> **Stored data**
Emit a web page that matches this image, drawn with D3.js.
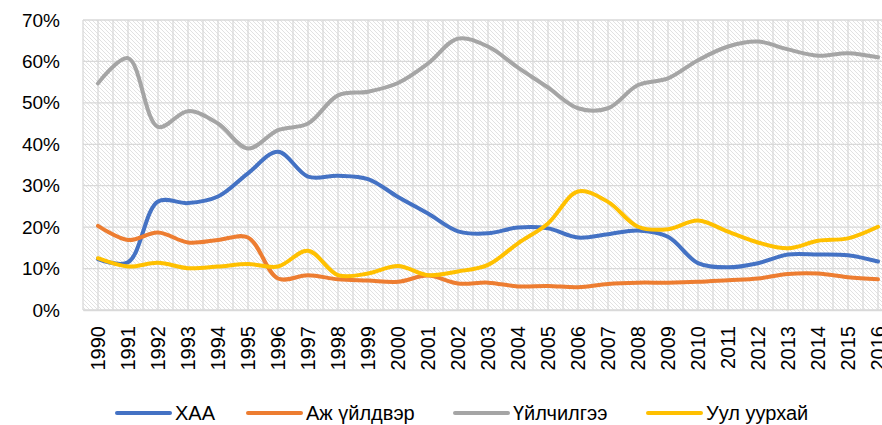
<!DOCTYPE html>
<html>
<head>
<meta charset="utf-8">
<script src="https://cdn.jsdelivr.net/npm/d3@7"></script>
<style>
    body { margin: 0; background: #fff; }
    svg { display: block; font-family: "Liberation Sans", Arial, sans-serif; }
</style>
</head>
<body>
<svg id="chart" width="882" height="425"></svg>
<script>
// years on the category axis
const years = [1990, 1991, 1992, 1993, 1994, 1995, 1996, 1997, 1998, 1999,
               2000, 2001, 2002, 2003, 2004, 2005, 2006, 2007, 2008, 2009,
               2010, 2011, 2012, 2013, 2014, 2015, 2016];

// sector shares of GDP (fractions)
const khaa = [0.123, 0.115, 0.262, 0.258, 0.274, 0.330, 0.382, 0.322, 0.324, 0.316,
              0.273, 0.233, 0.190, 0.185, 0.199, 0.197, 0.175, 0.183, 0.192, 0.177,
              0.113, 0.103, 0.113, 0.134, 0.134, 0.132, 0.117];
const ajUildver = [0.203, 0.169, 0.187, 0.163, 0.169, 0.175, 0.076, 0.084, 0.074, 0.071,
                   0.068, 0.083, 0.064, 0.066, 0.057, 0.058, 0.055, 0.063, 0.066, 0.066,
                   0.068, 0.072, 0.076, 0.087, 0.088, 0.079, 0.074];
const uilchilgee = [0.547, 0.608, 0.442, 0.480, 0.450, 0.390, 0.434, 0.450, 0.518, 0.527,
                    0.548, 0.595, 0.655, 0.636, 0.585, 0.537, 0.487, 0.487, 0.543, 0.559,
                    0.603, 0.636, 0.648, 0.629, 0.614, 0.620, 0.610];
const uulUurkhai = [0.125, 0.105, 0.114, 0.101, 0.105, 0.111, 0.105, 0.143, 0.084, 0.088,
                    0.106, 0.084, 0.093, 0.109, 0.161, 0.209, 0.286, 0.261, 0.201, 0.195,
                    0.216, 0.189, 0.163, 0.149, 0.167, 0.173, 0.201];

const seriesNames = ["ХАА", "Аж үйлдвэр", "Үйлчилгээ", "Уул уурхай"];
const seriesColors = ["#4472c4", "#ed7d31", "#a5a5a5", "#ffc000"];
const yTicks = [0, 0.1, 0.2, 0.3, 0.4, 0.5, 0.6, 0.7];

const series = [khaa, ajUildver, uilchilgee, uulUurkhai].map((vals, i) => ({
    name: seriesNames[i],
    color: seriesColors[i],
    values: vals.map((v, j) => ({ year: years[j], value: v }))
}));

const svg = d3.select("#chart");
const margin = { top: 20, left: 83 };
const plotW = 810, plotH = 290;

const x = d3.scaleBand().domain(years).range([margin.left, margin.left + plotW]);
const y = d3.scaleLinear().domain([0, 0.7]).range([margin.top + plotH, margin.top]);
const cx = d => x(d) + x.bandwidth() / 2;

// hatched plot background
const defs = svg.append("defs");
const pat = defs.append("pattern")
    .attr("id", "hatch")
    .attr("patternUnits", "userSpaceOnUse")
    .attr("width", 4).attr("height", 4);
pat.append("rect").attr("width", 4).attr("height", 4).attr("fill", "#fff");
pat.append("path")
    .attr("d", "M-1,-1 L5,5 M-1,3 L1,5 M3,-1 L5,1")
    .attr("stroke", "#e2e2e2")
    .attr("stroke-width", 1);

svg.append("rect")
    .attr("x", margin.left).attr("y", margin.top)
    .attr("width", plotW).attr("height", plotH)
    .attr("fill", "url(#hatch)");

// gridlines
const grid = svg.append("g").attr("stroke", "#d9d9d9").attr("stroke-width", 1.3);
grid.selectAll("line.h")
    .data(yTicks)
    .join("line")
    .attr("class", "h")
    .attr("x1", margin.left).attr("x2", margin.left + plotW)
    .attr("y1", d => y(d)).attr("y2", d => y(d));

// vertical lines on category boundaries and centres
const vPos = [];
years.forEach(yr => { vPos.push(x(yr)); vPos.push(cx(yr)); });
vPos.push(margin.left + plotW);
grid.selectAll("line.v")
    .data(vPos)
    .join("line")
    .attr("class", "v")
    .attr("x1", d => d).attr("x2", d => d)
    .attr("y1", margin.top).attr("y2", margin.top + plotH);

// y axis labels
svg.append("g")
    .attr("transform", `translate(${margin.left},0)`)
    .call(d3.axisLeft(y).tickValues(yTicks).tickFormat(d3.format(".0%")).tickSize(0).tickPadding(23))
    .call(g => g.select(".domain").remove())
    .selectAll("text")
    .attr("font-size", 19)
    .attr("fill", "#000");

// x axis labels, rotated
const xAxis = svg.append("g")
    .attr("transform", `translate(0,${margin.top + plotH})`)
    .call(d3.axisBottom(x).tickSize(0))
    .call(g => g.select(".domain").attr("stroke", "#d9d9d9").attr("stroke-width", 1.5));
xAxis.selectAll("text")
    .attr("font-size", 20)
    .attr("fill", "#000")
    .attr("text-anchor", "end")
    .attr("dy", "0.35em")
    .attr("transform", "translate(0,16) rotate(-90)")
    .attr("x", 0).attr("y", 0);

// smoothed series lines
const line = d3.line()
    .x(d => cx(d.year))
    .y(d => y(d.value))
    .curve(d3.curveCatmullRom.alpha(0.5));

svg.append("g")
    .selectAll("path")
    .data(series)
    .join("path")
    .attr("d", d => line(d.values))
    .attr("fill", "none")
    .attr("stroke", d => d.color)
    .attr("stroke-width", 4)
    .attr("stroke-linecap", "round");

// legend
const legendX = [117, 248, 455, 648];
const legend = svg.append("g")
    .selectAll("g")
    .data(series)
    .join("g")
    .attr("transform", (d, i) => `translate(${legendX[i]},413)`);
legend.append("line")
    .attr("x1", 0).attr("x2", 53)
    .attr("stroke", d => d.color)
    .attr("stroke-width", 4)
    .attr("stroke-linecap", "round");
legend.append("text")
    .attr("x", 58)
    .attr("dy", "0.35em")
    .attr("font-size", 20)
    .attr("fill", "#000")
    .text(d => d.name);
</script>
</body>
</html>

> **Written exercise**
Omit the pictures, then repeat exactly each line from the beginning of the listing through the line with "2010, 2011, 2012, 2013, 2014, 2015, 2016];".

> **Answer**
Emit a web page that matches this image, drawn with D3.js.
<!DOCTYPE html>
<html>
<head>
<meta charset="utf-8">
<script src="https://cdn.jsdelivr.net/npm/d3@7"></script>
<style>
    body { margin: 0; background: #fff; }
    svg { display: block; font-family: "Liberation Sans", Arial, sans-serif; }
</style>
</head>
<body>
<svg id="chart" width="882" height="425"></svg>
<script>
// years on the category axis
const years = [1990, 1991, 1992, 1993, 1994, 1995, 1996, 1997, 1998, 1999,
               2000, 2001, 2002, 2003, 2004, 2005, 2006, 2007, 2008, 2009,
               2010, 2011, 2012, 2013, 2014, 2015, 2016];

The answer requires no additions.